Data lake tool | Rating | Pros | Cons |
---|---|---|---|
Amazon S3 | 4.6 / 5 | – Encryption and security – High scalability – Ease of use – Diverse set of tools | – Confusing billing – AWS limits resources based on location – Interface is a bit laggy |
Google Cloud Storage | 4.6 / 5 | – Excellent documentation and detailed API reference guides – Affordable prices for different storage classes – Easy to integrate with other Google Cloud services | – Costly support service – Complex pricing scheme |
Snowflake | 4.5 / 5 | – Decoupled architecture of Storage and Compute – Centralized data security – Integration with many apps and services | – Vague pricing model – Limited support of unstructured data – Graphical interface for app development |
Azure Data Lake | 4.5 / 5 | – Cost-efficient – Enhanced data security – Integration with other Microsoft and open-source products | – Setup complexity that requires strong technical proficiency – Slower performance compared to other data lakes |
Databricks | 4.6 / 5 | – Support of ACID transactions – Fast data processing – End-to-end ML support | – High cost – Vendor lock-in |
Dremio | 4.6 / 5 | – Simplified data management – 50% lower TCO compared to other lakehouse solutions – High-performing SQL query engine | – Doesn’t connect to legacy data sources – Limited documentation and support |
Conclusion
The compound architecture of a data lake contains not only storage but also querying and analytical modules. Its advanced version, a data lakehouse, even supports ACID transactions and embeds smart modules for analytics.

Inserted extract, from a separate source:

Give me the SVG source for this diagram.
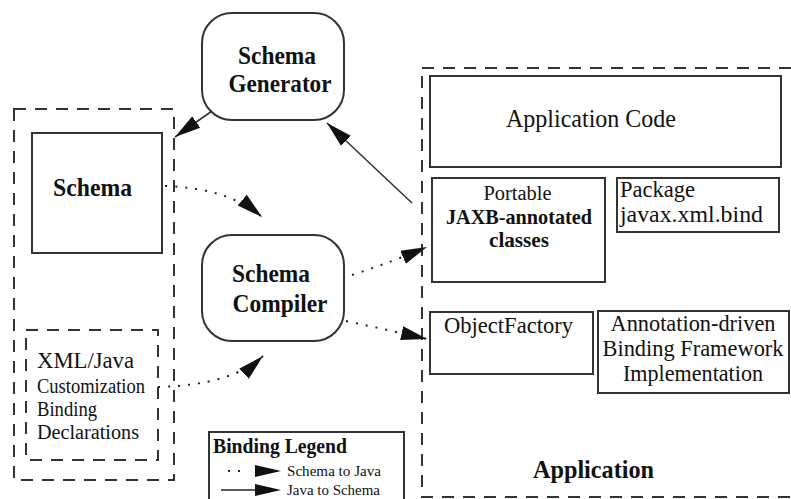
<svg xmlns="http://www.w3.org/2000/svg" width="791" height="499" viewBox="0 0 791 499">
<defs>
<style>
.box{fill:#fff;stroke:#333;stroke-width:2}
.dash{fill:none;stroke:#333;stroke-width:2;stroke-dasharray:12 9}
.rnd{fill:#fff;stroke:#333;stroke-width:2}
text{font-family:'Liberation Serif','DejaVu Serif','Times New Roman',serif;fill:#111}
.b{font-weight:bold}
.dot{fill:none;stroke:#222;stroke-width:2;stroke-dasharray:2 8}
.sol{fill:none;stroke:#333;stroke-width:1.6}
</style>
<marker id="ah" markerUnits="userSpaceOnUse" markerWidth="27" markerHeight="16" refX="26" refY="8" orient="auto">
<path d="M0,1 L26,8 L0,15 z" fill="#111"/>
</marker>
</defs>
<rect width="791" height="499" fill="#fff"/>
<g font-family="Liberation Serif, DejaVu Serif, serif">

<g id="app-container">
<rect class="dash" x="422" y="68" width="400" height="429"/>
<text class="b" x="593.5" y="478" font-size="25" text-anchor="middle" textLength="121" lengthAdjust="spacingAndGlyphs">Application</text>
</g>

<g id="schema-container">
<rect class="dash" x="14" y="109" width="160" height="371"/>
</g>

<g id="schema">
<rect class="box" x="32" y="133" width="130" height="120"/>
<text class="b" x="92.5" y="196" font-size="26" text-anchor="middle" textLength="79" lengthAdjust="spacingAndGlyphs">Schema</text>
</g>

<g id="binding-declarations">
<rect class="dash" x="26" y="330" width="132" height="130"/>
<text x="37" y="368" font-size="23" textLength="97" lengthAdjust="spacingAndGlyphs">XML/Java</text>
<text x="37" y="393" font-size="20" textLength="108" lengthAdjust="spacingAndGlyphs">Customization</text>
<text x="37" y="416" font-size="20" textLength="60" lengthAdjust="spacingAndGlyphs">Binding</text>
<text x="37" y="439" font-size="20" textLength="102" lengthAdjust="spacingAndGlyphs">Declarations</text>
</g>

<g id="schema-generator">
<rect class="rnd" x="202" y="13" width="142" height="107" rx="30" ry="30"/>
<text class="b" x="277" y="64" font-size="26" text-anchor="middle" textLength="78" lengthAdjust="spacingAndGlyphs">Schema</text>
<text class="b" x="280" y="92" font-size="26" text-anchor="middle" textLength="103" lengthAdjust="spacingAndGlyphs">Generator</text>
</g>

<g id="schema-compiler">
<rect class="rnd" x="202" y="235" width="142" height="106" rx="30" ry="30"/>
<text class="b" x="271" y="282" font-size="26" text-anchor="middle" textLength="78" lengthAdjust="spacingAndGlyphs">Schema</text>
<text class="b" x="280" y="312" font-size="26" text-anchor="middle" textLength="95" lengthAdjust="spacingAndGlyphs">Compiler</text>
</g>

<g id="application-code">
<rect class="box" x="430" y="76" width="351" height="91"/>
<text x="591" y="127" font-size="25" text-anchor="middle" textLength="170" lengthAdjust="spacingAndGlyphs">Application Code</text>
</g>

<g id="jaxb-classes">
<rect class="box" x="432" y="178" width="173" height="104"/>
<text x="517.5" y="200" font-size="20" text-anchor="middle" textLength="68" lengthAdjust="spacingAndGlyphs">Portable</text>
<text class="b" x="519" y="224" font-size="21" text-anchor="middle" textLength="146" lengthAdjust="spacingAndGlyphs">JAXB-annotated</text>
<text class="b" x="519" y="247" font-size="21" text-anchor="middle" textLength="60" lengthAdjust="spacingAndGlyphs">classes</text>
</g>

<g id="package">
<rect class="box" x="617" y="178" width="162" height="54"/>
<text x="620" y="197" font-size="24" textLength="75" lengthAdjust="spacingAndGlyphs">Package</text>
<text x="620" y="222" font-size="24" textLength="143" lengthAdjust="spacingAndGlyphs">javax.xml.bind</text>
</g>

<g id="object-factory">
<rect class="box" x="430" y="312" width="163" height="62"/>
<text x="444" y="333" font-size="24" textLength="129" lengthAdjust="spacingAndGlyphs">ObjectFactory</text>
</g>

<g id="binding-framework">
<rect class="box" x="598" y="311" width="191" height="82"/>
<text x="693" y="331" font-size="23" text-anchor="middle" textLength="165" lengthAdjust="spacingAndGlyphs">Annotation-driven</text>
<text x="693" y="356" font-size="23" text-anchor="middle" textLength="181" lengthAdjust="spacingAndGlyphs">Binding Framework</text>
<text x="693" y="381" font-size="23" text-anchor="middle" textLength="140" lengthAdjust="spacingAndGlyphs">Implementation</text>
</g>

<g id="legend">
<rect class="box" x="209" y="432" width="195" height="80"/>
<text class="b" x="213" y="453" font-size="21" textLength="134" lengthAdjust="spacingAndGlyphs">Binding Legend</text>
<rect x="228" y="470" width="2" height="2" fill="#222"/>
<rect x="238" y="470" width="2" height="2" fill="#222"/>
<polygon points="255,465 281,471 255,477" fill="#111"/>
<text x="287" y="476" font-size="15" textLength="94" lengthAdjust="spacingAndGlyphs">Schema to Java</text>
<line x1="221" y1="490" x2="258" y2="490" stroke="#222" stroke-width="1.6"/>
<polygon points="255,484 281,490 255,496" fill="#111"/>
<text x="287" y="495" font-size="15" textLength="93" lengthAdjust="spacingAndGlyphs">Java to Schema</text>
</g>

<g id="connectors">
<path class="sol" d="M212,111 L175,137" marker-end="url(#ah)"/>
<path class="sol" d="M412,203 L327,123" marker-end="url(#ah)"/>
<path class="dot" d="M165,186 Q228,188 262,217" marker-end="url(#ah)"/>
<path class="dot" d="M158,387 Q232,385 263,356" marker-end="url(#ah)"/>
<path class="dot" d="M352,275 Q392,262 427,247" marker-end="url(#ah)"/>
<path class="dot" d="M346,321 Q388,330 427,339" marker-end="url(#ah)"/>
</g>
</g>
</svg>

Modern cloud service providers can help build a well-performing data lake. Azure, Amazon, and Google offer a combination of tools for constructing a data lake, which helps to extract value from your data and perform advanced analytics. Databricks and Dremio can extend data lake functionality even further. Regardless of the chosen data lake, Skyvia can help you fill it with data from multiple sources.